Other kids may be struggling skiing with mom and dad and a lesson will actually HELP ease the tension. Take a step back and look at the situation to see where you think your child could benefit the most!
10. Play Ski Games At Home
If you have a younger child, one great way to get them excited about skiing is with ski toys. There are some really great ski toys for indoor and outdoor play that our kids have loved playing with. Have a kid who likes video games? My 8 and 10-year-old boys both LOVE to play the Wii Ski video game, and it always does a great job of getting them excited for their next ski day!
11. Include Friends
If your child is struggling skiing with your family, consider inviting some friends to join you at the ski hill. This is often a great way to motivate kids to ski and do harder things when they’re with their friends.
12. Resort to Bribery!
Although it would be lovely to think that our young ones are always self-motivated, incentives certainly make a difference when they aren’t! Ever since we started skiing with our kids, we always carry candy with us as a reward for a good run. Usually, it’s a roll of LifeSavers or a container of Tic Tacs, but it works wonders.
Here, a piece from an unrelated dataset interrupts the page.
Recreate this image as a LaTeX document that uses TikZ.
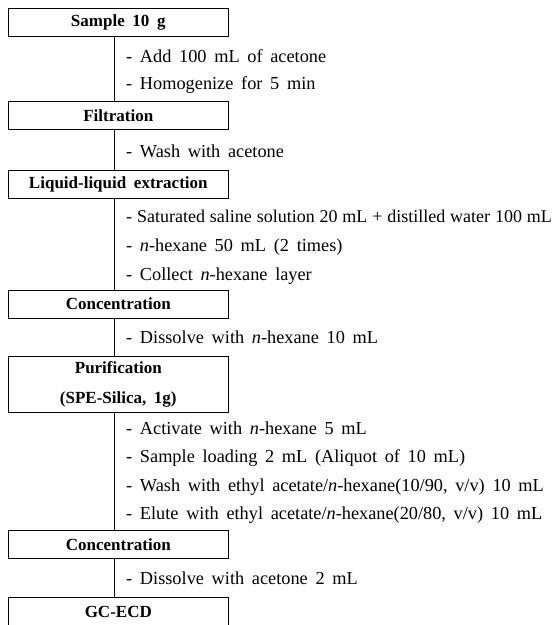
\documentclass[tikz,border=0pt]{standalone}
\usepackage{fontspec}
\setmainfont{Liberation Serif}

\newcommand{\hex}{\textit{n}-hexane}
\newcommand{\stagefont}{\fontsize{17}{30}\selectfont\bfseries\spaceskip=0.45em\relax}
\newcommand{\notefont}{\fontsize{18.3}{20}\selectfont\spaceskip=0.42em\relax}
\newcommand{\tightfont}{\fontsize{18}{20}\selectfont\spaceskip=0.27em\relax}

\tikzset{
  stage/.style={draw, line width=1pt, minimum width=220pt, minimum height=28pt,
    inner sep=0pt, align=center, font=\stagefont},
  note/.style={anchor=base west, inner sep=0pt, font=\notefont},
  tight/.style={font=\tightfont},
  flow/.style={line width=1pt},
}

\begin{document}
\begin{tikzpicture}[x=1pt, y=-1pt]
  \useasboundingbox (0,0) rectangle (559,625);
  \coordinate (spine) at (114.3,0);

  % extraction
  \node[stage] (sample) at (118.3,22.5) {Sample 10 g};
  \node[note] (add) at (126,62) {- Add 100 mL of acetone};
  \node[note] (homog) at (126,89) {- Homogenize for 5 min};

  \node[stage] (filt) at (118.3,115.5) {Filtration};
  \node[note] (rinse) at (126,157) {- Wash with acetone};

  % partition
  \node[stage] (lle) at (118.3,184) {Liquid-liquid extraction};
  \node[note, tight] (saline) at (126,222) {- Saturated saline solution 20 mL + distilled water 100 mL};
  \node[note] (hexpart) at (126,251) {- \hex{} 50 mL (2 times)};
  \node[note] (collect) at (126,280) {- Collect \hex{} layer};

  \node[stage] (conca) at (118.3,304) {Concentration};
  \node[note] (dissa) at (126,343.5) {- Dissolve with \hex{} 10 mL};

  % clean-up
  \node[stage, minimum height=56pt] (purif) at (118.3,384) {Purification\\(SPE-Silica, 1g)};
  \node[note] (activ) at (126,434) {- Activate with \hex{} 5 mL};
  \node[note] (load) at (126,462.5) {- Sample loading 2 mL (Aliquot of 10 mL)};
  \node[note] (wash) at (126,491) {- Wash with ethyl acetate/\hex(10/90, v/v) 10 mL};
  \node[note] (elute) at (126,519) {- Elute with ethyl acetate/\hex(20/80, v/v) 10 mL};

  \node[stage] (concb) at (118.3,544.5) {Concentration};
  \node[note] (dissb) at (126,584) {- Dissolve with acetone 2 mL};

  \node[stage] (gc) at (118.3,611.5) {GC-ECD};

  % spine between the stages
  \foreach \a/\b in {sample/filt, filt/lle, lle/conca, conca/purif, purif/concb, concb/gc}
    \draw[flow] (\a.south -| spine) -- (\b.north -| spine);
\end{tikzpicture}
\end{document}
Everyone who had a great run gets a treat on the chairlift EVERY SINGLE TIME! The kids know that they only get treats on the lift and if they don’t get it once, our kids have always been really motivated to earn one the next run.
If you need bigger motivation, think of a reward that can come after the ski day. One of our sons really needed a lesson (he was struggling to learn a specific skill), but was SO SCARED of going without mom and dad. We offered him an ice cream sundae if he could make it through the day without crying, and it worked wonders. Think about what motivates your child and consider if you need to have an external reward to get your kid out on the ski hill!
Likewise, we often bribe our kids to help unload the gear when we get home. Mom and Dad are usually wasted after a long day of skiing with the kids and we grab a takeout pizza on the way home for dinner. The kids know that if they want to have pizza, they have to help unload and put the gear away!